山坂は、静かになったかと思うと、遠くで銃声が響き、いっそう恐怖心が増した。それから一時間もたたずに、連中は戻ってきたようであった。
「まずいな。」
「いそいで荷物をまとめろ。ここは引き払う。」
「本部へは、移動中に連絡を取ろう。」
携帯電波が届かない場所であった。
山坂は穴の中に取り残された。外の喧騒が無くなり、自分の状況と裏腹に安堵感が生まれ、冷たい土間の上に寝込んだ。
捜索隊が来たのは、水曜日になっていた。
同朋であったインドネシア人は山中を走りまわり、ようやく見つけた民家にもぐり込んだ。警察に保護され、福井県の山中であった、ここの捜索も出された。

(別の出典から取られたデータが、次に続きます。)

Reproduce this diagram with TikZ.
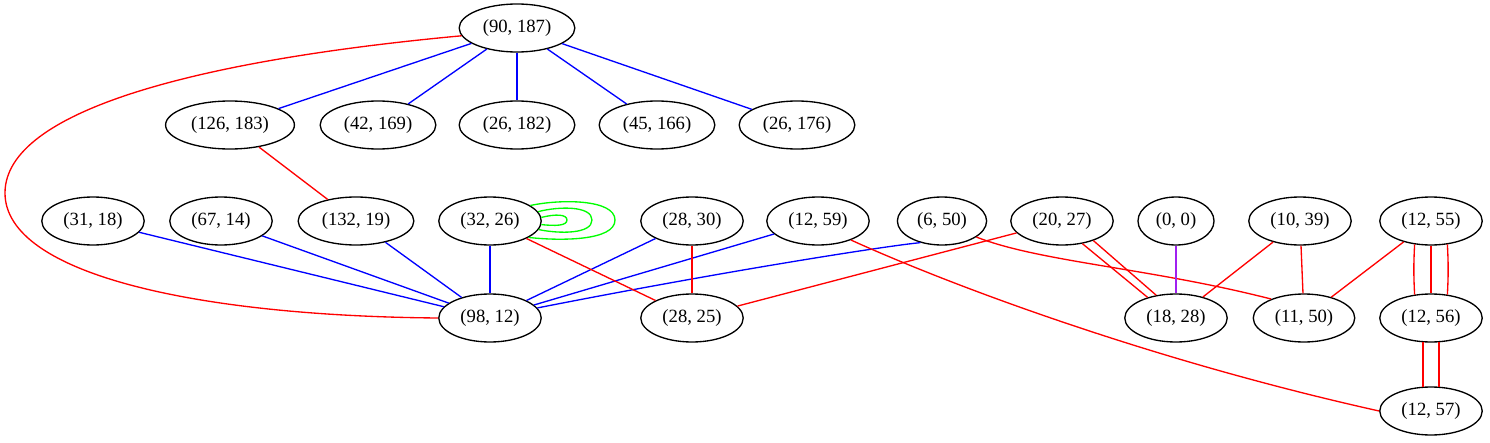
\documentclass[tikz,border=0pt]{standalone}
\usepackage{fontspec}
\setmainfont{Liberation Serif}
\usetikzlibrary{shapes.geometric}
\definecolor{gvpurple}{HTML}{A020F0}
\tikzset{
  gnode/.style={draw, ellipse, line width=1pt, minimum height=36pt, inner xsep=5pt, inner ysep=0pt,
    font=\fontsize{14pt}{16pt}\selectfont},
  eb/.style={draw=blue, line width=1pt},
  er/.style={draw=red, line width=1pt},
  eg/.style={draw=green, line width=1pt},
  ep/.style={draw=gvpurple, line width=1pt}
}
\begin{document}
\begin{tikzpicture}[x=0.75pt, y=-0.75pt]
\useasboundingbox (0,0) rectangle (1490,443);
% row 1
\node[gnode] (n90187) at (517,28) {(90, 187)};
% row 2
\node[gnode] (n126183) at (230,125) {(126, 183)};
\node[gnode] (n42169) at (378,125) {(42, 169)};
\node[gnode] (n26182) at (517,125) {(26, 182)};
\node[gnode] (n45166) at (657,125) {(45, 166)};
\node[gnode] (n26176) at (797,125) {(26, 176)};
% row 3
\node[gnode] (n3118) at (93,221) {(31, 18)};
\node[gnode] (n6714) at (221,221) {(67, 14)};
\node[gnode] (n13219) at (356,221) {(132, 19)};
\node[gnode] (n3226) at (490,221) {(32, 26)};
\node[gnode] (n2830) at (692,221) {(28, 30)};
\node[gnode] (n1259) at (818,221) {(12, 59)};
\node[gnode] (n650) at (942,221) {(6, 50)};
\node[gnode] (n2027) at (1062,221) {(20, 27)};
\node[gnode] (n00) at (1176,221) {(0, 0)};
\node[gnode] (n1039) at (1300,221) {(10, 39)};
\node[gnode] (n1255) at (1431,221) {(12, 55)};
% row 4
\node[gnode] (n9812) at (490,318) {(98, 12)};
\node[gnode] (n2825) at (692,318) {(28, 25)};
\node[gnode] (n1828) at (1176,318) {(18, 28)};
\node[gnode] (n1150) at (1304,318) {(11, 50)};
\node[gnode] (n1256) at (1431,318) {(12, 56)};
% row 5
\node[gnode] (n1257) at (1431,411) {(12, 57)};

% blue edges from top
\draw[eb] (n90187) -- (n126183);
\draw[eb] (n90187) -- (n42169);
\draw[eb] (n90187) -- (n26182);
\draw[eb] (n90187) -- (n45166);
\draw[eb] (n90187) -- (n26176);
% big red curve
\draw[er] (n90187.188) .. controls (200,60) and (5,110) .. (5,193) .. controls (5,275) and (200,316) .. (n9812.west);
\draw[er] (n126183) -- (n13219);
% blue into (98,12)
\draw[eb] (n3118) -- (n9812);
\draw[eb] (n6714) -- (n9812);
\draw[eb] (n13219) -- (n9812);
\draw[eb] (n3226) -- (n9812);
\draw[eb] (n2830) -- (n9812);
\draw[eb] (n1259) -- (n9812);
\draw[eb] (n650.-135) .. controls (885,246) and (720,272) .. (n9812.12);
% self loops
\draw[eg] (n3226.4) .. controls (555,214) and (567,214) .. (567,220) .. controls (567,226) and (555,226) .. (n3226.-4);
\draw[eg] (n3226.11) .. controls (560,206) and (592,206) .. (592,220) .. controls (592,234) and (560,234) .. (n3226.-10);
\draw[eg] (n3226.21) .. controls (560,199) and (615,199) .. (615,220) .. controls (615,241) and (560,241) .. (n3226.-23);
% red edges
\draw[er] (n3226) -- (n2825);
\draw[er] (n2830) -- (n2825);
\draw[er] (n2027) -- (n2825);
\draw[er] (n1259.-30) .. controls (950,285) and (1150,360) .. (n1257.west);
\draw[er] (n650.-25) .. controls (1040,262) and (1150,268) .. (n1150.150);
\draw[er] (n2027.-48) -- (n1828.144);
\draw[er] (n2027.-32) -- (n1828.131);
\draw[ep] (n00) -- (n1828);
\draw[er] (n1039) -- (n1828);
\draw[er] (n1039) -- (n1150);
\draw[er] (n1255) -- (n1150);
\draw[er] (n1255.-125) to[bend right=3] (n1256.125);
\draw[er] (n1255.south) -- (n1256.north);
\draw[er] (n1255.-55) to[bend left=3] (n1256.55);
\draw[er] (n1256.-108) -- (n1257.108);
\draw[er] (n1256.-72) -- (n1257.72);
\end{tikzpicture}
\end{document}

山坂は若干の衰弱があったが、次の日には娘とともに帰宅した。
病院で取材に来た記者に聞いたところによると、監禁されていた場所の横に大きな穴が掘られており、鹿の死体とともに、十人以上の人がバラバラに放り込まれていたそうだ。このことは、すぐにテレビで『かつどう とは?』という題目でワイドショーのネタとなっていた。

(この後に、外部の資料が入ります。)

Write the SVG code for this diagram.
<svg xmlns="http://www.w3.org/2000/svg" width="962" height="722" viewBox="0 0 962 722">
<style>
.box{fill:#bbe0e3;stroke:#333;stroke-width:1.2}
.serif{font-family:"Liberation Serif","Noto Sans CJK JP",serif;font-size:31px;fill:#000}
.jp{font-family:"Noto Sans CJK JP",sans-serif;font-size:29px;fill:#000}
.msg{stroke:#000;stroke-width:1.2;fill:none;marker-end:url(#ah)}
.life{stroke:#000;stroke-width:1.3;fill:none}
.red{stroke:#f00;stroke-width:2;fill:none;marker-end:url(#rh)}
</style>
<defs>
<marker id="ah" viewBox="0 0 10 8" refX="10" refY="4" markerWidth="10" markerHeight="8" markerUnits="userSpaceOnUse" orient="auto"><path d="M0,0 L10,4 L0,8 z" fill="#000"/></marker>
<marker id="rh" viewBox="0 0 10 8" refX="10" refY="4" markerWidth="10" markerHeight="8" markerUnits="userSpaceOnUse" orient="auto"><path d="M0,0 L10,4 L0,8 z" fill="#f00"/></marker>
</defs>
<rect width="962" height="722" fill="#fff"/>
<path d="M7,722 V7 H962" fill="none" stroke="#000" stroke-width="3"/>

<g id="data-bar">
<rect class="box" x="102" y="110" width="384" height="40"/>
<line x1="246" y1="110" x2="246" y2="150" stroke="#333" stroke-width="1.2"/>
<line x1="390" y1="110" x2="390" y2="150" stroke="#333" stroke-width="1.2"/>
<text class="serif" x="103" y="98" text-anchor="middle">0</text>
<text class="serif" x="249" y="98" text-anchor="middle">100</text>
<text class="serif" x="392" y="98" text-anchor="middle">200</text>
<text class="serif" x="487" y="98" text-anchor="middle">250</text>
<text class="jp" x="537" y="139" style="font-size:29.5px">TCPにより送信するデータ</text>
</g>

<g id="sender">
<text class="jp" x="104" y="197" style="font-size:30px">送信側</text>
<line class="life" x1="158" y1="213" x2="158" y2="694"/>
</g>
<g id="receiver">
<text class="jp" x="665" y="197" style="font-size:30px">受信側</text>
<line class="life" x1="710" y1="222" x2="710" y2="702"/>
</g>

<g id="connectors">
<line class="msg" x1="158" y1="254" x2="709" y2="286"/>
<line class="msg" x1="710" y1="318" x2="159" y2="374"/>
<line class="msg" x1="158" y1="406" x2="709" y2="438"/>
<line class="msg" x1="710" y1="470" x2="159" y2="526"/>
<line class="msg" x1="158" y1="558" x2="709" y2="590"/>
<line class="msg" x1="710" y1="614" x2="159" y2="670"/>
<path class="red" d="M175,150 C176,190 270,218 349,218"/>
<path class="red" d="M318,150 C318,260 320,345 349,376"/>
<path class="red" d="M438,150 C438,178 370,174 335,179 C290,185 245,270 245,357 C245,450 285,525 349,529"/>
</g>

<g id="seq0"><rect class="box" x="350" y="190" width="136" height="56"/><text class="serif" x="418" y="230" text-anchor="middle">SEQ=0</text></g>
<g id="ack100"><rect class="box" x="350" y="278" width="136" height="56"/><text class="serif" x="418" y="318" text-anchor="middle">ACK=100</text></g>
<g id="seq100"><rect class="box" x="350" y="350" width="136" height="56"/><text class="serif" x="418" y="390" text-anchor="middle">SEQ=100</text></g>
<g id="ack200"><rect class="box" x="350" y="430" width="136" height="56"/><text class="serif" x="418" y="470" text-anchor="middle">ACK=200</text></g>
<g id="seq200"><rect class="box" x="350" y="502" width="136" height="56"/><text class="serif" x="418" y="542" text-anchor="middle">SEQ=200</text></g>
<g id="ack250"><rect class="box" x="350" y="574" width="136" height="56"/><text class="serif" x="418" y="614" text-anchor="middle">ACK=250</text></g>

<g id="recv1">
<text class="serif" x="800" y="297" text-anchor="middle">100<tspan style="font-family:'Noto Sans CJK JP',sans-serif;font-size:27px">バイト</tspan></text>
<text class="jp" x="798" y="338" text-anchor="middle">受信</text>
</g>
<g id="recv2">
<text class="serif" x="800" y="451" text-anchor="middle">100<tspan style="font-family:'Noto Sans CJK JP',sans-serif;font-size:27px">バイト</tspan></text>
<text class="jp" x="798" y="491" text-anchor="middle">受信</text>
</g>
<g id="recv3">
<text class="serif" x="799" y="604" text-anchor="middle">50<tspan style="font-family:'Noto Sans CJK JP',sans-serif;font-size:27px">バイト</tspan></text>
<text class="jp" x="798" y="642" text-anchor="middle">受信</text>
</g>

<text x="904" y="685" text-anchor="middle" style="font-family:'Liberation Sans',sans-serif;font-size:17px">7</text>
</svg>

半年後、警察の捜査も進み、『かつどう』について明らかになってきていた。
『かつどう』は、学生を中心に組織され、イスラム国への傭兵等の派遣を行っていたのである。
福井県のアジトは、その派遣前の傭兵養成所の一つであり、民間人や外国人ワーカーを拉致して、その攻撃の訓練として、殺人や人体解剖などの材料となっていた。外国人ワーカーが狙われたのは、すぐに捜索がされにくいとの計算であった。
山坂は改めて、無事であったことを喜び、彼にお礼をするべく、滋賀県の工場を訪ねた。工場の総務にそのことを申し出たところ、マスコミの取材を嫌い帰国したとのことであった。代わりに同国の友人を紹介してもらい、住所でも聞けないかと面会した。
水色の作業服を着た、やはり小柄で、浅黒い肌の友人は言った。
「カレハ、イマ、シリアにイル。」
「・・・なんですって?」
「イキテルカ、ワカラナイ。」
山坂の命の恩人で、三時間の友人はイスラム国支援者であった。『かつどう』に殺されかけたが、主張は『かつどう』側の人間であった。
山坂は友人に対し、「このことは誰にも言わない方がいい。」と言い残し、用意していた謝礼を渡して工場をあとにした。